Dynamical Control of Quantum Heat Engines Using Exceptional Points

TL;DR

This paper experimentally demonstrates how Liouvillian exceptional points influence the dynamics and efficiency of a quantum heat engine, revealing new control strategies for quantum thermal machines using non-Hermitian physics.

Contribution

It reports the first experimental realization of a single-ion quantum heat engine exploiting Liouvillian exceptional points to enhance performance.

Findings

Operating in different phases around the exceptional point improves work output.

Engine efficiency is higher when cycling through phases separated by the exceptional point.

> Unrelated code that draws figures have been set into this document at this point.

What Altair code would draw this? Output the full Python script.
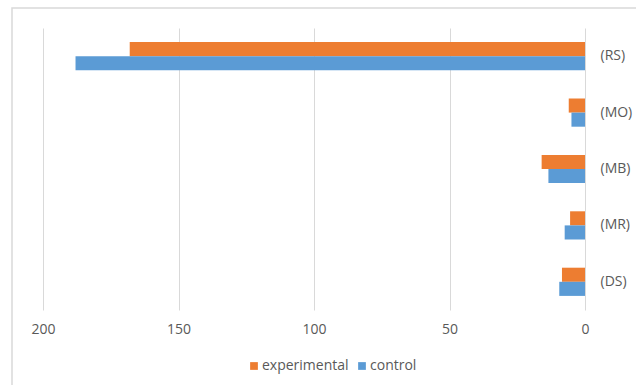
import altair as alt
import pandas as pd

categories = ["(RS)", "(MO)", "(MB)", "(MR)", "(DS)"]
series = ["experimental", "control"]
experimental = [168, 6, 16, 5.5, 8.5]
control = [188, 5, 13.5, 7.5, 9.5]
colors = ["#ED7D31", "#5B9BD5"]
x_ticks = [0, 50, 100, 150, 200]

rows = []
for c, e, k in zip(categories, experimental, control):
    rows.append({"cat": c, "series": "experimental", "value": e})
    rows.append({"cat": c, "series": "control", "value": k})
df = pd.DataFrame(rows)

FONT = "Open Sans"
TXT = "#595959"

bars = alt.Chart(df).mark_bar().encode(
    x=alt.X("value:Q",
            scale=alt.Scale(domain=[0, 200], reverse=True, nice=False),
            axis=alt.Axis(values=x_ticks, title=None, domain=False, ticks=False,
                          grid=True, gridColor="#d9d9d9", gridWidth=1,
                          labelFlush=False,
                          labelPadding=12, labelFontSize=14, labelColor=TXT,
                          labelFont=FONT)),
    y=alt.Y("cat:N", sort=categories,
            scale=alt.Scale(paddingInner=0.5, paddingOuter=0.25),
            axis=alt.Axis(orient="right", title=None, domain=False, ticks=False,
                          labelPadding=15, labelFontSize=14, labelColor=TXT,
                          labelFont=FONT)),
    yOffset=alt.YOffset("series:N", sort=series),
    color=alt.Color("series:N", sort=series,
                    scale=alt.Scale(domain=series, range=colors),
                    legend=alt.Legend(title=None, orient="none", direction="horizontal",
                                      legendX=204, legendY=331,
                                      symbolType="square", symbolSize=60,
                                      symbolStrokeWidth=0,
                                      labelFontSize=14, labelColor=TXT, labelFont=FONT,
                                      columnPadding=6, symbolOffset=0,
                                      labelOffset=1)),
)

border = alt.Chart(pd.DataFrame({"a": [0]})).mark_rect(
    fillOpacity=0, stroke="#d9d9d9", strokeWidth=1.5
).encode(
    x=alt.value(-31), x2=alt.value(600), y=alt.value(-20), y2=alt.value(365)
)

chart = alt.layer(border, bars).properties(
    width=542, height=282,
    autosize=alt.AutoSizeParams(type="none"),
    padding={"left": 43, "top": 28, "right": 51, "bottom": 75},
    background="white",
).configure_view(strokeWidth=0)

chart.save("out.html", embed_options={"renderer": "svg", "actions": False})
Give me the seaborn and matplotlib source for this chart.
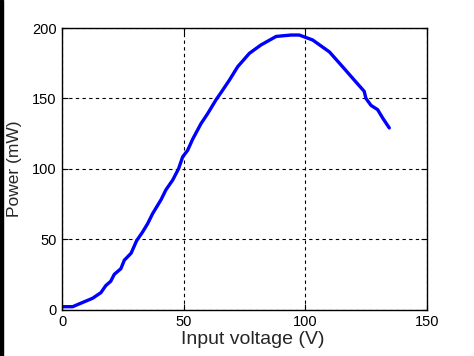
import matplotlib
matplotlib.use("Agg")
import matplotlib.pyplot as plt
import seaborn as sns
import pandas as pd
from matplotlib.patches import Rectangle

voltage = [0, 4.4, 7.1, 12.6, 16, 18, 20, 21.5, 24.2, 25.6, 28.4, 30.7, 33.1, 35.2, 37.2,
           40.7, 42.7, 45.5, 47.9, 49.6, 51.6, 53.7, 57.1, 59.8, 63.3, 65.3, 68.8, 72.2,
           77, 81.8, 88, 94.1, 97.5, 103, 109.9, 115.3, 120.1, 124.2, 124.9, 127, 129.7,
           131.8, 134.5]
power = [2, 2, 4, 8, 12, 17, 20, 25, 29, 35, 40, 49, 55, 61, 68,
         78, 85, 92, 100, 108.5, 113, 121, 132, 139, 149, 154, 163, 172.5,
         182, 188, 194, 195, 195, 191.5, 183, 172.5, 163, 155, 150, 145, 142,
         136, 129]
xticks = [0, 50, 100, 150]
yticks = [0, 50, 100, 150, 200]

sns.set_style("white")
plt.rcParams['font.family'] = ['Liberation Sans', 'DejaVu Sans']

df = pd.DataFrame({"V": voltage, "P": power})
fig = plt.figure(figsize=(4.74, 3.56), dpi=100)
ax = fig.add_axes([62/474, 1-309.5/356, (427-62)/474, (309.5-28)/356])
sns.lineplot(data=df, x="V", y="P", sort=False, color="#0000ff", linewidth=2.4, ax=ax)
ax.set_xlim(0, 150)
ax.set_ylim(0, 200)
ax.set_xticks(xticks)
ax.set_yticks(yticks)
ax.grid(True, color="black", linestyle=(0, (3, 3)), linewidth=0.8)
for s in ax.spines.values():
    s.set_color("black")
    s.set_linewidth(1.0)
ax.tick_params(direction="in", length=4, width=0.8, labelsize=10.5, colors="black",
               top=True, right=True, bottom=True, left=True, pad=4)
ax.set_xlabel("Input voltage (V)", fontsize=14, labelpad=3)
ax.xaxis.set_label_coords(0.523, -0.075)
ax.set_ylabel("Power (mW)", fontsize=12.5, labelpad=7)
fig.add_artist(Rectangle((0, 0), 3/474, 1, transform=fig.transFigure, color="black"))
fig.savefig("out.png", dpi=100, facecolor="white")
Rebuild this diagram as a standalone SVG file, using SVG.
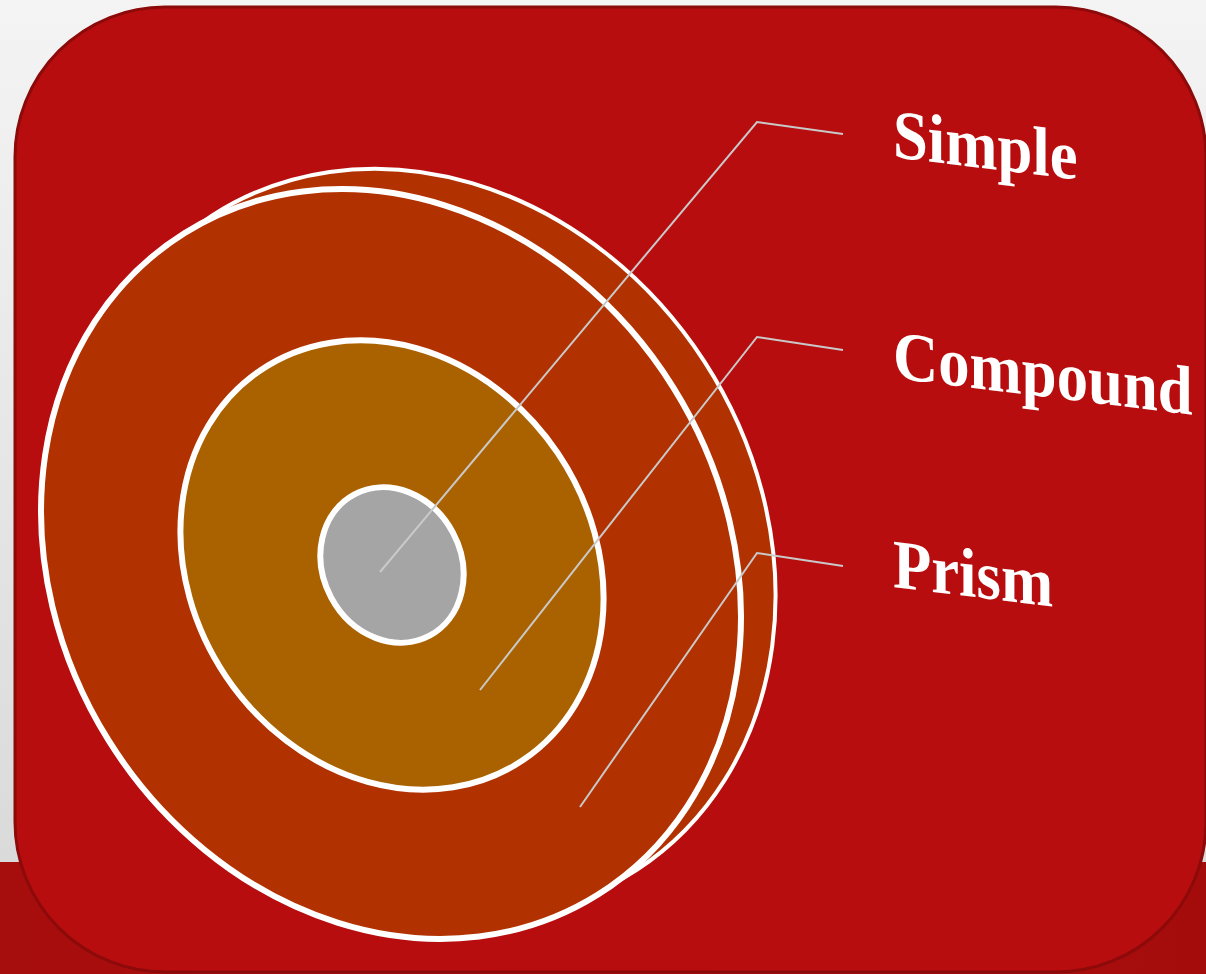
<svg xmlns="http://www.w3.org/2000/svg" width="1206" height="974" viewBox="0 0 1206 974">
<defs>
<linearGradient id="bg" x1="0" y1="0" x2="0" y2="1">
<stop offset="0" stop-color="#f4f4f4"/>
<stop offset="1" stop-color="#dadada"/>
</linearGradient>
<linearGradient id="band" x1="0" y1="0" x2="1" y2="0">
<stop offset="0" stop-color="#a60d0d"/>
<stop offset="0.5" stop-color="#b20f0f"/>
<stop offset="1" stop-color="#a40c0c"/>
</linearGradient>
</defs>
<style>
.disk{fill:#b13200;stroke:#ffffff}
.lead{fill:none;stroke:#c9c9c9;stroke-width:2}
.lbl{font-family:"Liberation Serif","Times New Roman",serif;font-weight:bold;font-size:66px;fill:#ffffff}
</style>
<rect x="0" y="0" width="1206" height="862" fill="url(#bg)"/>
<rect x="0" y="862" width="1206" height="112" fill="url(#band)"/>
<rect id="panel" x="15" y="7" width="1191" height="965" rx="150" ry="150" fill="#b80d0f" stroke="#8c0a0a" stroke-width="3"/>
<g id="prism">
<ellipse class="disk" cx="424" cy="543" rx="334" ry="390" transform="rotate(-33 424 543)" stroke-width="4"/>
<ellipse class="disk" cx="391" cy="564" rx="333" ry="390" transform="rotate(-32 391 564)" stroke-width="6"/>
</g>
<g id="compound">
<ellipse cx="392" cy="565" rx="200" ry="235" transform="rotate(-34 392 565)" fill="#aa6200" stroke="#ffffff" stroke-width="6"/>
</g>
<g id="simple">
<ellipse cx="392" cy="565" rx="69" ry="80" transform="rotate(-28 392 565)" fill="#a5a5a5" stroke="#ffffff" stroke-width="6"/>
</g>
<g id="connectors">
<polyline class="lead" points="380,572 757,122 843,134"/>
<polyline class="lead" points="480,690 757,337 843,350"/>
<polyline class="lead" points="580,807 757,553 843,566"/>
</g>
<g id="labels">
<text class="lbl" transform="translate(893,157) skewY(7) scale(0.95,1.05)">Simple</text>
<text class="lbl" transform="translate(893,378) skewY(7) scale(0.95,1.05)">Compound</text>
<text class="lbl" transform="translate(893,587) skewY(7) scale(0.95,1.05)">Prism</text>
</g>
</svg>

Coherence and non-Hermitian effects significantly impact quantum heat engine performance.

Abstract

A quantum thermal machine is an open quantum system coupled to hot and cold thermal baths. Thus, its dynamics can be well understood using the concepts and tools from non-Hermitian quantum systems. A hallmark of non-Hermiticity is the existence of exceptional points where the eigenvalues of a non-Hermitian Hamiltonian or an Liouvillian superoperator and their associated eigenvectors coalesce. Here, we report the experimental realisation of a single-ion heat engine and demonstrate the effect of the Liouvillian exceptional points on the dynamics and the performance of a quantum heat engine. Our experiments have revealed that operating the engine in the exact- and broken-phases, separated by a Liouvillian exceptional point, respectively during the isochoric heating and cooling strokes of an Otto cycle produces more work and output power and achieves higher efficiency than executing the Otto cycle completely in the exact phase where the system has an oscillatory dynamics and higher coherence. This result opens interesting possibilities for the control of quantum heat engines and will be of interest to other research areas that are concerned with the role of coherence and exceptional points in quantum processes and in work extraction by thermal machines.